Isso implica, como é óbvio, um vultoso apetrechamento, mas se a ideia for devidamente agitada, estamos certos de que os capitais acorrerão. Noutras regiões assim tem acontecido, e com menos razão que na aveirense. O turismo é hoje uma realidade económica e a sua indústria é altamente compensadora. Para a poderem abraçar e dela usufruir todos os proveitos, países existem, onde a Natureza não foi pródiga, que chegam a «inventar» a sua própria paisagem. O que importa é obter um primeiro lugar na corrida do turismo!

Ora, quando um país ou uma região possuem os factores essenciais ao desenvolvimento e progresso turístico, deitam a fortuna pela porta fora se deles não tiram todo o proveito possível.

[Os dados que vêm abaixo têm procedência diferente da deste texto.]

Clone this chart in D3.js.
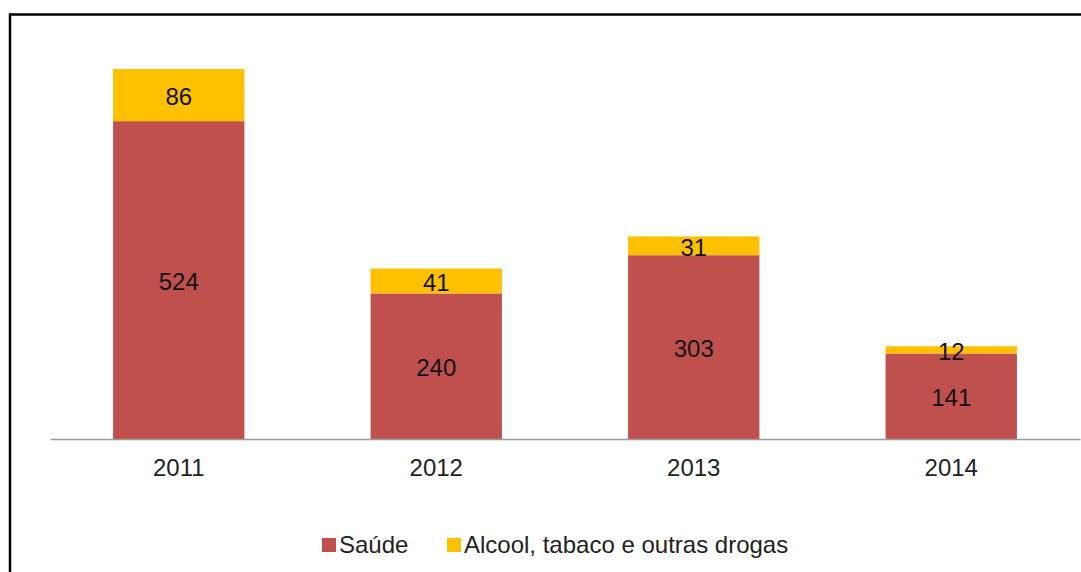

O turismo está para Aveiro como todas as suas indústrias tradicionais: pesca, sal, construções navais e cerâmica. São actividades resultantes das condições naturais, e elas, por força das circunstâncias, levaram os Aveirenses a praticá-las. Quase insensivelmente, essas indústrias apoderaram-se do espírito empreendedor do povo da região de Aveiro, que as fez progredir e pesar na balança da economia nacional.

Pela mesma razão as actividades turísticas, por força do potencial existente, hão-de atrair a atenção dos homens que souberam erguer uma das mais florescentes cidades do litoral português. Pena é se as futuras iniciativas vierem a pertencer a estranhos, o que seria tão pouco curial como as indústrias tradicionais, já referidas, não terem sido criadas pelos Aveirenses ou, pelo menos, pelos Portugueses.

As jóias turísticas, diamantes em «bruto», é certo, encontram-se aí por todo o distrito, e a cada passo com elas se tropeça. É tanta a fartura que nem se faz caso, mas vale a pena avaliá-la e dar-lhe o melhor dos destinos.

Aveiro, rainha das águas serenas, deve confiar ao turismo a sólida construção do seu futuro.